Step 5: segmentation

Next, we segment mitochondria and a couple of features that we would expect TM to falsely score high on in some cases.

easymode segment mitochondrion membrane ice_particle ribosome --data denoised --output segmented --tta 4

Step 6: colocalization filtering

Using the segmentation outputs, we contextualize the particle star file by measuring each particles relation to surrounding mitochondrion, membrane, ribosome, and ice particle segmentations.
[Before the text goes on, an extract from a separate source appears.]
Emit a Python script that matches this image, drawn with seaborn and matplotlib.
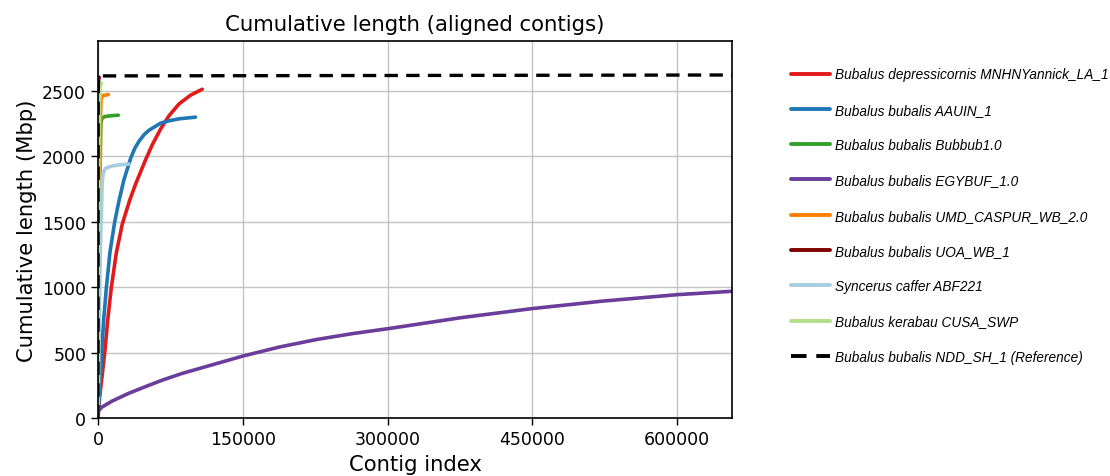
import matplotlib
matplotlib.use("Agg")
import matplotlib.pyplot as plt
from matplotlib import font_manager
import seaborn as sns
import pandas as pd

# ---- data (contig index, cumulative Mbp) ----
labels = [
    "Bubalus depressicornis MNHNYannick_LA_1",
    "Bubalus bubalis AAUIN_1",
    "Bubalus bubalis Bubbub1.0",
    "Bubalus bubalis EGYBUF_1.0",
    "Bubalus bubalis UMD_CASPUR_WB_2.0",
    "Bubalus bubalis UOA_WB_1",
    "Syncerus caffer ABF221",
    "Bubalus kerabau CUSA_SWP",
]
ref_label = "Bubalus bubalis NDD_SH_1 (Reference)"

red_x = [0, 1500, 4500, 7200, 10000, 13800, 19000, 25200, 32800, 39000, 49300, 56300, 64900, 73500, 83800, 95900, 108000]
red_y = [0, 150, 340, 520, 745, 1000, 1265, 1485, 1665, 1790, 1975, 2090, 2210, 2310, 2400, 2468, 2513]

blue_x = [0, 2400, 3800, 5900, 8700, 12400, 17300, 21700, 26900, 33800, 38000, 42400, 47600, 52800, 64900, 73500, 83800, 101000]
blue_y = [0, 300, 500, 756, 1000, 1270, 1500, 1660, 1823, 1985, 2060, 2115, 2165, 2200, 2254, 2272, 2287, 2300]

green_x = [0, 800, 1800, 2600, 3000, 4000, 7000, 14000, 21000]
green_y = [0, 1000, 1700, 2150, 2250, 2290, 2305, 2311, 2315]

purple_x = [0, 4000, 14500, 31900, 49200, 66500, 87300, 111500, 150000, 187800, 225900, 264000,
            302000, 375800, 450000, 523000, 600000, 657000]
purple_y = [55, 85, 131, 191, 242, 291, 343, 394, 475, 544, 601, 647,
            686, 768, 838, 895, 944, 970]

orange_x = [0, 800, 1800, 2500, 2800, 3200, 5000, 10700]
orange_y = [0, 1000, 1700, 2100, 2350, 2440, 2465, 2472]

darkred_x = [0, 30, 100, 400, 1200]
darkred_y = [0, 1500, 2400, 2580, 2605]

lightblue_x = [0, 1000, 2000, 3000, 3800, 4300, 5500, 8000, 15000, 25000, 32000]
lightblue_y = [0, 600, 1100, 1450, 1650, 1800, 1880, 1910, 1928, 1938, 1942]

lightgreen_x = [0, 300, 800, 1500, 2500, 3500]
lightgreen_y = [0, 1200, 2000, 2400, 2540, 2560]

ref_x = [0, 50, 200, 600, 657000]
ref_y = [0, 1500, 2500, 2615, 2622]

xticks = [0, 150000, 300000, 450000, 600000]
yticks = [0, 500, 1000, 1500, 2000, 2500]

colors = ["#E31A1C", "#1F78B4", "#33A02C", "#6A3D9A", "#FF7F00", "#800000", "#A6CEE3", "#B2DF8A"]
series = [
    (red_x, red_y), (blue_x, blue_y), (green_x, green_y), (purple_x, purple_y),
    (orange_x, orange_y), (darkred_x, darkred_y), (lightblue_x, lightblue_y),
    (lightgreen_x, lightgreen_y),
]

sns.set_style("ticks")
plt.rcParams['font.family'] = ['DejaVu Sans']
plt.rcParams.update({"text.color": "black", "axes.labelcolor": "black",
                     "xtick.color": "black", "ytick.color": "black"})

# legend font: regular-width Liberation Sans Italic (avoid the Narrow variant)
leg_font = None
for f in font_manager.fontManager.ttflist:
    if (f.name == "Liberation Sans" and f.style == "italic"
            and "narrow" not in f.fname.lower() and "bold" not in f.fname.lower()):
        leg_font = font_manager.FontProperties(fname=f.fname, size=9.8)
        break
if leg_font is None:
    leg_font = font_manager.FontProperties(family="DejaVu Sans", style="oblique", size=9.0)

fig = plt.figure(figsize=(11.1, 4.77), dpi=100)
ax = fig.add_axes([0.0883, 0.121, 0.5712, 0.7916])

for (xs, ys), c, lab in zip(series, colors, labels):
    df = pd.DataFrame({"x": xs, "y": ys})
    sns.lineplot(data=df, x="x", y="y", ax=ax, color=c, lw=2.6, label=lab,
                 sort=False, estimator=None)
dfr = pd.DataFrame({"x": ref_x, "y": ref_y})
sns.lineplot(data=dfr, x="x", y="y", ax=ax, color="black", lw=2.4, label=ref_label,
             sort=False, estimator=None, linestyle=(0, (4, 2.5)))

ax.set_xlim(0, 657000)
ax.set_ylim(0, 2884)
ax.set_xticks(xticks)
ax.set_xticklabels([str(v) for v in xticks])
ax.set_yticks(yticks)
ax.tick_params(axis="both", labelsize=12.5, length=5, width=1, color="black", direction="out")
ax.grid(True, color="#c4c4c4", linewidth=1)
ax.set_axisbelow(True)
for s in ax.spines.values():
    s.set_color("black")
    s.set_linewidth(1.2)
ax.set_xlabel("Contig index", fontsize=15.2)
ax.set_ylabel("Cumulative length (Mbp)", fontsize=15.2)
ax.set_title("Cumulative length (aligned contigs)", fontsize=15.3, pad=8)

leg = ax.legend(loc="upper left", bbox_to_anchor=(1.084, 0.944), frameon=False,
                prop=leg_font, handlelength=2.85, labelspacing=1.566,
                handletextpad=0.42, borderaxespad=0)
for line in leg.get_lines():
    line.set_linewidth(2.8)

fig.savefig("out.png", dpi=100)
See the explanation of Pom contextualize for more information about this process.

pom initialize
pom add_source --tomograms denoised/ --segmentations segemented/
pom contextualize --starfile particles_merged.star --samplers mitochondrion:500 membrane:0.5:1e6 ice_particle:0.5:1e6 ribosome:0.5:1e6 --substitutions .tomostar:_10.00Apx --out_star particles_merged.star

We discard particles when they are not inside a mitochondrion and when they are too close (within 50 Å) to membranes, ribosomes, or ice:

starutil particles_merged.star "pomMitochondrion500A>0.5" "pomDistMembraneT50>50" "pomDistRibosomeT50>50" "pomDistIceParticleT50>50" --output particles_filtered.star

This left us with a selection of just ~3.500 particles.

Step 7: averaging

We averaged both the unfiltered and filtered particle sets using identical Relion5/M procedures and without any 3D classification. The unfiltered set of 22,200 particles yielded an artefactual map with a nominal resolution of ~11 Å but no genuine structural features, dominated by what appeared to be averaged membrane density. The filtered set of 3.500 particles refined to 8.0 Å resolution and clearly showed the expected Hsp60–Hsp10 complex.